A physically based thermo‐elastoplastic constitutive model for braided CMCs‐SiC at ultra‐high temperature
Yanfei Chen, Shigang Ai, Pan Wang, Daining Fang
Abstract
Abstract Complex microstructure and multiple internal microcrack propagation of braided silicon carbide ceramic matrix composites (CMCs‐SiC) make their mechanical behavior remarkably nonlinear. Still, few models have been developed at ultra‐high temperature due to the challenge to incorporate detailed micromechanisms of nonlinearity into the formulation. Based on the observations of fracture morphologies of previous experiments of CMCs‐SiC under different stress states and current on‐axis tensile experiments of 2D C/SiC composites at ultra‐high temperature, some assumptions are proposed.
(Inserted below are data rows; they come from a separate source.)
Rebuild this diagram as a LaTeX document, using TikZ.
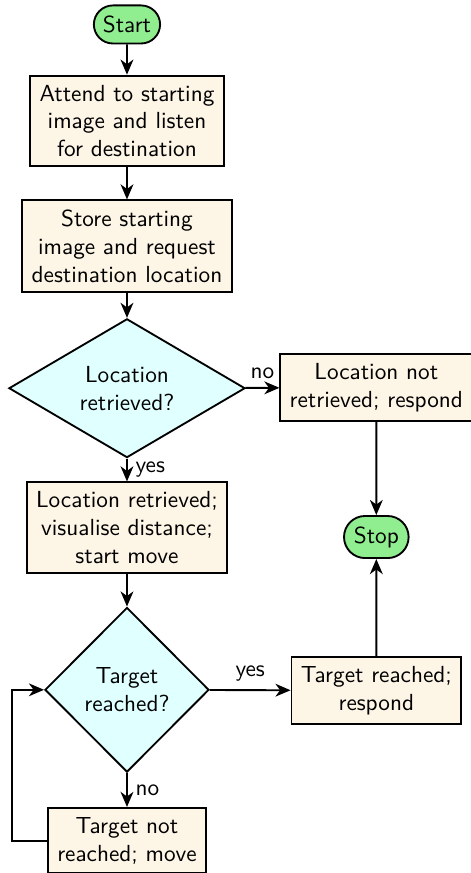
\documentclass[tikz,border=0pt]{standalone}
\usetikzlibrary{shapes.geometric,shapes.misc,arrows.meta}
\definecolor{termgreen}{RGB}{144,238,144}
\definecolor{boxcream}{RGB}{253,245,230}
\definecolor{decicyan}{RGB}{224,255,255}
\begin{document}
\begin{tikzpicture}[>={Stealth[length=6.5pt,width=5.5pt,inset=2pt]},x=1.0cm,y=1.0cm,font=\sffamily,thick,
	term/.style={rounded rectangle,draw,fill=termgreen,inner xsep=3pt,inner ysep=4.5pt},
	proc/.style={rectangle,draw,fill=boxcream,align=center,inner xsep=4pt,inner ysep=4pt},
	decide/.style={diamond,draw,fill=decicyan,align=center,inner sep=0pt},
	line/.style={->}]
		\useasboundingbox (0,0) rectangle (7.12,-13.2);
		\node[term] (start) at (1.92,-0.37) {Start};
		\node[proc] (attend) at (1.92,-1.83) {Attend to starting\\image and listen\\for destination};
		\node[proc] (store) at (1.92,-3.72) {Store starting\\image and request\\destination location};
		\node[decide,minimum width=3.57cm,minimum height=1.77cm] (locq) at (1.92,-5.87) {Location\\retrieved?};
		\node[proc] (notret) at (5.69,-5.86) {Location not\\retrieved; respond};
		\node[proc] (locret) at (1.92,-7.98) {Location retrieved;\\visualise distance;\\start move};
		\node[term,minimum height=0.56cm] (stop) at (5.69,-8.12) {Stop};
		\node[decide,minimum width=2.48cm,minimum height=2.49cm] (targq) at (1.92,-10.43) {Target\\reached?};
		\node[proc] (reached) at (5.69,-10.44) {Target reached;\\respond};
		\node[proc] (notreached) at (1.92,-12.71) {Target not\\reached; move};
		\coordinate (loop) at (0.18,-12.71);
		% connectors
		\draw[line] (start) -- (attend);
		\draw[line] (attend) -- (store);
		\draw[line] (store) -- (locq);
		\draw[line] (locq) -- node[above] {no} (notret);
		\draw[line] (locq) -- node[right] {yes} (locret);
		\draw[line] (notret) -- (stop);
		\draw[line] (locret) -- (targq);
		\draw[line] (targq) -- node[above] {yes} (reached);
		\draw[line] (reached) -- (stop);
		\draw[line] (targq) -- node[right] {no} (notreached);
		\draw[line] (notreached.west) -- (loop) |- (targq.west);
\end{tikzpicture}
\end{document}
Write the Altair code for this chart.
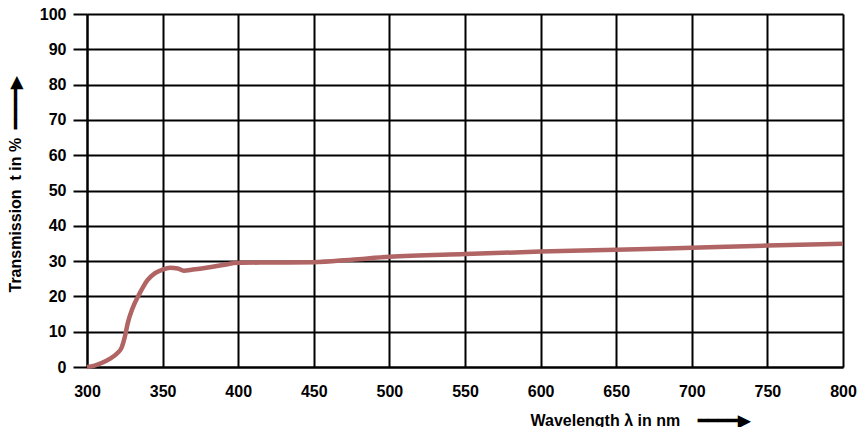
import altair as alt
import pandas as pd

wavelength = [300, 305, 310, 315, 320, 323, 325, 327, 330, 335, 340, 345, 350, 355, 360, 364,
              370, 380, 390, 400, 420, 450, 475, 500, 550, 600, 650, 700, 750, 800]
transmission = [0.0, 0.4, 1.2, 2.3, 3.9, 5.6, 8.5, 12.5, 16.5, 21.0, 24.6, 26.6, 27.6, 28.1, 27.9, 27.3,
                27.6, 28.2, 28.9, 29.5, 29.6, 29.7, 30.4, 31.2, 32.0, 32.7, 33.2, 33.8, 34.4, 34.9]

x_ticks = list(range(300, 801, 50))
y_ticks = list(range(0, 101, 10))

NB = "\u00a0"
ARROW = "\u2501\u2501\u2501\u2501\u25b6"
x_title = "Wavelength" + NB + "\u03bb" + NB + "in" + NB + "nm" + NB * 4 + ARROW
y_title = "Transmission" + NB * 2 + "t" + NB + "in" + NB + "%" + NB * 2 + ARROW

df = pd.DataFrame({"wavelength": wavelength, "transmission": transmission})

FONT = "Liberation Sans"

chart = alt.Chart(df).mark_line(
    color="#b06464", strokeWidth=4.5, interpolate="monotone"
).encode(
    x=alt.X("wavelength:Q",
            scale=alt.Scale(domain=[300, 800], nice=False, zero=False),
            axis=alt.Axis(values=x_ticks, title=x_title, grid=True, ticks=False,
                          labelPadding=16, labelFontSize=16, labelFontWeight="bold",
                          labelFont=FONT, labelColor="black",
                          titleFont=FONT, titleFontSize=16, titleFontWeight="bold",
                          titleColor="black", titleX=443, titleY=53,
                          titleAlign="left", titleBaseline="middle",
                          domainColor="black", domainWidth=2,
                          gridColor="black", gridWidth=2, gridOpacity=1,
                          labelFlush=False)),
    y=alt.Y("transmission:Q",
            scale=alt.Scale(domain=[0, 100], nice=False),
            axis=alt.Axis(values=y_ticks, title=y_title, grid=True, ticks=True,
                          tickSize=14, tickColor="black", tickWidth=2,
                          labelPadding=7, labelFontSize=16, labelFontWeight="bold",
                          labelFont=FONT, labelColor="black",
                          titleFont=FONT, titleFontSize=16, titleFontWeight="bold",
                          titleColor="black", titleX=-72, titleY=278,
                          titleAlign="left", titleBaseline="middle", titleAngle=-90,
                          domainColor="black", domainWidth=2,
                          gridColor="black", gridWidth=2, gridOpacity=1,
                          labelFlush=False)),
).properties(
    width=756, height=353,
    autosize=alt.AutoSizeParams(type="none"),
    padding={"left": 79, "top": 6, "right": 16, "bottom": 60},
).configure_view(
    stroke="black", strokeWidth=2
).configure(background="white")

chart.save("out.html", embed_options={"renderer": "svg", "actions": False})
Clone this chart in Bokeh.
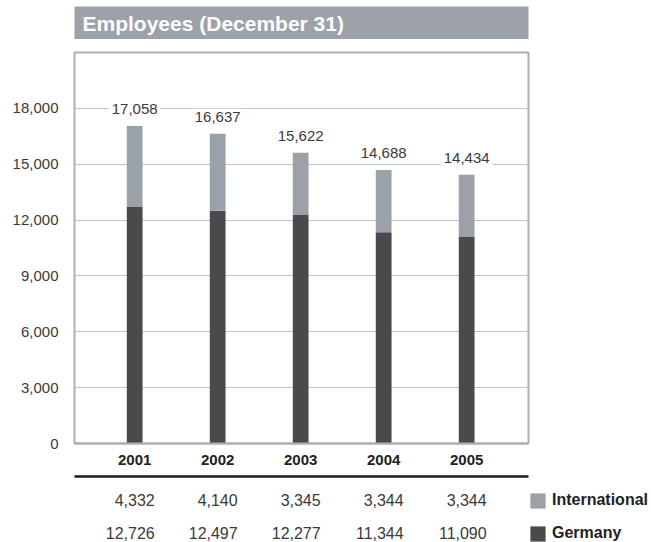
from bokeh.plotting import figure
from bokeh.models import (ColumnDataSource, Range1d, FixedTicker, NumeralTickFormatter,
                          LinearAxis, Label, Legend, LegendItem)
from bokeh.layouts import column
from bokeh.embed import file_html
from bokeh.resources import INLINE
from bokeh.core.properties import value

# ---------------- data ----------------
title_text = "Employees (December 31)"
years = ["2001", "2002", "2003", "2004", "2005"]
international = [4332, 4140, 3345, 3344, 3344]
germany = [12726, 12497, 12277, 11344, 11090]
y_ticks = [0, 3000, 6000, 9000, 12000, 15000, 18000]
series_names = ["International", "Germany"]

# ---------------- style ----------------
FONT = "Liberation Sans"
C_INT = "#9aa1a7"
C_GER = "#4a4a4c"
C_TITLE = "#9ca2a8"
C_FRAME = "#a9afb5"
C_GRID = "#bcc3c9"
C_TEXT = "#3a3a3a"
FW = 454
LEFT, RIGHT = 74, 122

idx = list(range(len(years)))
totals = [a + b for a, b in zip(international, germany)]
src = ColumnDataSource(dict(
    x=idx, year=years, international=international, germany=germany,
    total=totals, total_label=[f"{t:,}" for t in totals]))

common = dict(toolbar_location=None, output_backend="svg", frame_width=FW,
              min_border_left=LEFT, min_border_right=RIGHT)

# ---------------- title bar ----------------
pa = figure(frame_height=33, x_range=Range1d(0, 1), y_range=Range1d(0, 1),
            min_border_top=6, min_border_bottom=0,
            background_fill_color=C_TITLE, outline_line_color=None, **common)
pa.axis.visible = False
pa.grid.visible = False
pa.add_layout(Label(x=8, y=16.5, x_units="screen", y_units="screen", text=title_text,
                    text_color="white", text_font=FONT, text_font_style="bold",
                    text_font_size="21px", text_baseline="middle"))

# ---------------- main chart ----------------
pb = figure(frame_height=391, x_range=Range1d(-0.725, 4.745), y_range=Range1d(0, 21000),
            min_border_top=13, min_border_bottom=28,
            outline_line_color=C_FRAME, outline_line_width=2, **common)
pb.vbar_stack(["germany", "international"], x="x", width=0.19, source=src,
              fill_color=[C_GER, C_INT], line_color=None)
pb.text(x="x", y="total", text="total_label", source=src,
        text_align="center", text_baseline="middle", y_offset=-17,
        text_font=value(FONT), text_font_size="15px", text_color=C_TEXT,
        background_fill_color="white", padding=3)

pb.xgrid.visible = False
pb.ygrid.grid_line_color = C_GRID
pb.ygrid.grid_line_width = 1
pb.ygrid.ticker = FixedTicker(ticks=y_ticks)

pb.xaxis.ticker = FixedTicker(ticks=idx)
pb.xaxis.major_label_overrides = {i: y for i, y in zip(idx, years)}
pb.xaxis.axis_line_color = C_FRAME
pb.xaxis.axis_line_width = 2
pb.xaxis.major_tick_line_color = None
pb.xaxis.minor_tick_line_color = None
pb.xaxis.major_tick_out = 0
pb.xaxis.major_tick_in = 0
pb.xaxis.major_label_standoff = 11
pb.xaxis.major_label_text_font = FONT
pb.xaxis.major_label_text_font_style = "bold"
pb.xaxis.major_label_text_font_size = "15px"
pb.xaxis.major_label_text_color = "#222222"

pb.yaxis.ticker = FixedTicker(ticks=y_ticks)
pb.yaxis.formatter = NumeralTickFormatter(format="0,0")
pb.yaxis.axis_line_color = None
pb.yaxis.major_tick_line_color = None
pb.yaxis.minor_tick_line_color = None
pb.yaxis.major_tick_out = 0
pb.yaxis.major_tick_in = 0
pb.yaxis.major_label_standoff = 16
pb.yaxis.major_label_text_font = FONT
pb.yaxis.major_label_text_font_size = "15px"
pb.yaxis.major_label_text_color = C_TEXT

# ---------------- table below ----------------
tx, ty, tt = [], [], []
for i, (name, vals) in enumerate(zip(series_names, [international, germany])):
    for xi, v in zip(idx, vals):
        tx.append(xi)
        ty.append(len(series_names) - 1 - i)
        tt.append(f"{v:,}")
tsrc = ColumnDataSource(dict(x=tx, y=ty, t=tt))

pc = figure(frame_height=66, x_range=pb.x_range, y_range=Range1d(-0.273, 1.727),
            min_border_top=5, min_border_bottom=0, outline_line_color=None, **common)
pc.axis.visible = False
pc.grid.visible = False
top_rule = LinearAxis(ticker=FixedTicker(ticks=idx), axis_line_color="#1a1a1a",
                      axis_line_width=2.5, major_tick_line_color=None,
                      minor_tick_line_color=None, major_label_text_font_size="1px",
                      major_label_text_alpha=0,
                      major_tick_out=0, major_tick_in=0, major_label_standoff=0)
pc.add_layout(top_rule, "above")
pc.text(x="x", y="y", text="t", source=tsrc, text_align="right", text_baseline="middle",
        x_offset=20, text_font=value(FONT), text_font_size="16px", text_color=C_TEXT)

# legend swatches (zero-height bars, nothing visible in the frame)
r_int = pc.vbar(x="x", top=0, bottom=0, width=0.19, source=src, fill_color=C_INT, line_color=None)
r_ger = pc.vbar(x="x", top=0, bottom=0, width=0.19, source=src, fill_color=C_GER, line_color=None)
legend = Legend(items=[LegendItem(label=series_names[0], renderers=[r_int]),
                       LegendItem(label=series_names[1], renderers=[r_ger])],
                location=(0, -0.5), orientation="vertical",
                glyph_width=19, glyph_height=19, label_height=19, label_standoff=5,
                spacing=14, padding=0, margin=0, border_line_color=None,
                background_fill_alpha=0, label_text_font=FONT,
                label_text_font_style="bold", label_text_font_size="16px",
                label_text_color="#222222")
pc.add_layout(legend, "right")

layout = column(pa, pb, pc, spacing=0)
open("out.html", "w").write(file_html(layout, INLINE))
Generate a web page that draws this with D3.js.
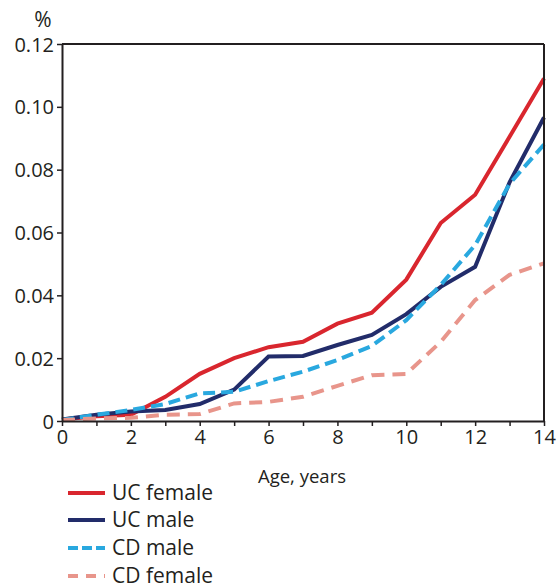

Then, a physically based constitutive model at ultra‐high temperature is established within the thermo‐elastoplastic framework. The novelty of this model is that we proposed a thermal yield criterion, which considers the material orthotropy, tension‐compression asymmetry, unilateral crack closure effect, and temperature effect. The thermal hardening effect is a distinctive phenomenon for CMCs‐SiC in vacuum and is described using an improved Johnson–Cook model. The proposed model is implemented using a return mapping algorithm. The results show that the model predictions of stress–strain relationships agree well with experimental data at different stress states and different temperatures.